What is needed> Return the lines that follow, exactly as they appear, from the first through the one containing "3.75, 4, 4.5, 5, 5.5, 6, 6.5, 7, 8, 9, 10]"; no pictures are to be included.
━━━━━ Data excerpt
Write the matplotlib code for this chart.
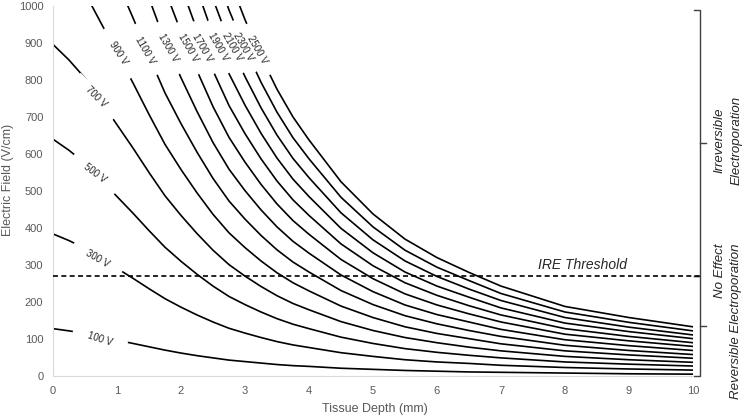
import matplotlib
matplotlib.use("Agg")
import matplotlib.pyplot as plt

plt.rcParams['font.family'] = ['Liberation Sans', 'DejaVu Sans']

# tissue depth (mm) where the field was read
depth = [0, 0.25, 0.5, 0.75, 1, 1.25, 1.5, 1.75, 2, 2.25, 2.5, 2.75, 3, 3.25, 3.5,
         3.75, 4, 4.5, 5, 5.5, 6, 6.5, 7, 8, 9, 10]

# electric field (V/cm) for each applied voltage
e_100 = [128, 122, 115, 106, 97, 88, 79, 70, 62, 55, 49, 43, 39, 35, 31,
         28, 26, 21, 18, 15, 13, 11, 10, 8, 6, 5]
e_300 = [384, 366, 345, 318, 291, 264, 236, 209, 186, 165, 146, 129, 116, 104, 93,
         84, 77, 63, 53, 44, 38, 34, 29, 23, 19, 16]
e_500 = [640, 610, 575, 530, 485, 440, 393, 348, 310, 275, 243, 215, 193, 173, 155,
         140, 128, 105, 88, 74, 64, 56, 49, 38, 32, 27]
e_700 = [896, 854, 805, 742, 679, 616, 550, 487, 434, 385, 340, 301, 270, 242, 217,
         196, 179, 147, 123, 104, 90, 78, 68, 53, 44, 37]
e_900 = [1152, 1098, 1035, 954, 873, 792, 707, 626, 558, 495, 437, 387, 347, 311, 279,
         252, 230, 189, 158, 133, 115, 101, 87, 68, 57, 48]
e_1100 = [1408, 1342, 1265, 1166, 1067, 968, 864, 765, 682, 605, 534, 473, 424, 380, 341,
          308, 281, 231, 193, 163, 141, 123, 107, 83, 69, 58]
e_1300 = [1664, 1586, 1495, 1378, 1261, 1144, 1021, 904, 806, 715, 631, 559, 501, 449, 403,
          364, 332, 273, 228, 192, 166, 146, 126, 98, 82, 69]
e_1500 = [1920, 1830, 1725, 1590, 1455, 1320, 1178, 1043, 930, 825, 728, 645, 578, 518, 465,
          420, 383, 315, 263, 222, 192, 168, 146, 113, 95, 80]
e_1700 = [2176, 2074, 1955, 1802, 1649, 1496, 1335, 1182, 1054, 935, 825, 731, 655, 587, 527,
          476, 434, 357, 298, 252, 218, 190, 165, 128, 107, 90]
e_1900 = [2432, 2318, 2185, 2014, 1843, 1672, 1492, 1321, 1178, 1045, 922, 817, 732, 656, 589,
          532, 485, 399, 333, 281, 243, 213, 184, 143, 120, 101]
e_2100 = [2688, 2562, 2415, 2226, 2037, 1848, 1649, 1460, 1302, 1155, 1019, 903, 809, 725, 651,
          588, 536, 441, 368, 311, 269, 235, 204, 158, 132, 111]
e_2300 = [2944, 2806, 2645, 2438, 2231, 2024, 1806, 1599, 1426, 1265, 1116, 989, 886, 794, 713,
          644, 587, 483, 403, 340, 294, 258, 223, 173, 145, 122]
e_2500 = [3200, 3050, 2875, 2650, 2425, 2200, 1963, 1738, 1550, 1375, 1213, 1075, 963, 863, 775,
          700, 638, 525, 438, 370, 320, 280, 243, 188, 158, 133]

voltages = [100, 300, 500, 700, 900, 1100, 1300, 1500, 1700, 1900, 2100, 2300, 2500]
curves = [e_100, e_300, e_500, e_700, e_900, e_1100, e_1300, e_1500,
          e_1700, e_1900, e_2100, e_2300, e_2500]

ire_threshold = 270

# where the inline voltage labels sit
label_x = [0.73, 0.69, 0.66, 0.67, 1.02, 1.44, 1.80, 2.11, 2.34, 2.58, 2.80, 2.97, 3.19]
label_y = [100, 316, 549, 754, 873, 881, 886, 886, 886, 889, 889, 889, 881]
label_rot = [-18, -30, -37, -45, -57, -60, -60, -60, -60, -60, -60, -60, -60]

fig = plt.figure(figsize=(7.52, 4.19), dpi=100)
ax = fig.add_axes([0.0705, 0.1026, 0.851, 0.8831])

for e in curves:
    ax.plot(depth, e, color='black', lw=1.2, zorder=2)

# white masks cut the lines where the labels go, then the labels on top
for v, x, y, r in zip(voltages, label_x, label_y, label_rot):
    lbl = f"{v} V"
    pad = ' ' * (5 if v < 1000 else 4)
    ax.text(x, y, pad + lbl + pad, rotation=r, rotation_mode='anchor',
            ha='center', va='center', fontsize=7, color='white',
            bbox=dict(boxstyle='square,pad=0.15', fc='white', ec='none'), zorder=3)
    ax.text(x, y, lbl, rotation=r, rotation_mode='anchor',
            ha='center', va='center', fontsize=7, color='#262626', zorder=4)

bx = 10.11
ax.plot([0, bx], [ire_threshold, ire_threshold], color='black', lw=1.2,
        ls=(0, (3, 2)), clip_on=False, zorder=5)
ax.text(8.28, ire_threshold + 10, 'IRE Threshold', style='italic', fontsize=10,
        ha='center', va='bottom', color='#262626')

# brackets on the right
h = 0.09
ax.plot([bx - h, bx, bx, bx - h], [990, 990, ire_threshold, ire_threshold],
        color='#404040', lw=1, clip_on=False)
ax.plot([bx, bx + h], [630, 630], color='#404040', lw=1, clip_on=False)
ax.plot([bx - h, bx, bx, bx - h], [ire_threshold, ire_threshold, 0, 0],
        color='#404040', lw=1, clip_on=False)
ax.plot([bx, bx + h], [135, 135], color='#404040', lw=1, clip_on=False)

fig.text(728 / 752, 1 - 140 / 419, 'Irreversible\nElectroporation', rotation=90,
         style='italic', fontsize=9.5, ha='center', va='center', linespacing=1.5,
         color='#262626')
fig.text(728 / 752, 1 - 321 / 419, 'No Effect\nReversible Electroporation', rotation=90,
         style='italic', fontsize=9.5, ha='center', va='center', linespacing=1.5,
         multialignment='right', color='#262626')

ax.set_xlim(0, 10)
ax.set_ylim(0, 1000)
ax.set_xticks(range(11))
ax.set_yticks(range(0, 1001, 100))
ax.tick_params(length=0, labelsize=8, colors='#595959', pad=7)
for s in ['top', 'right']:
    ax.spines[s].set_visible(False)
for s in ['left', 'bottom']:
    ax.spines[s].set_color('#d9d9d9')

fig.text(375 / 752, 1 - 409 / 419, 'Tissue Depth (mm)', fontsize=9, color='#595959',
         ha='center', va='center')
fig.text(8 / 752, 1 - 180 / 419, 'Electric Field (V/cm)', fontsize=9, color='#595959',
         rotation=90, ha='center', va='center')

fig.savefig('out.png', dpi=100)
━━━━━━━━━━
Task output>
Write the matplotlib code for this chart.
import matplotlib
matplotlib.use("Agg")
import matplotlib.pyplot as plt

plt.rcParams['font.family'] = ['Liberation Sans', 'DejaVu Sans']

# tissue depth (mm) where the field was read
depth = [0, 0.25, 0.5, 0.75, 1, 1.25, 1.5, 1.75, 2, 2.25, 2.5, 2.75, 3, 3.25, 3.5,
         3.75, 4, 4.5, 5, 5.5, 6, 6.5, 7, 8, 9, 10]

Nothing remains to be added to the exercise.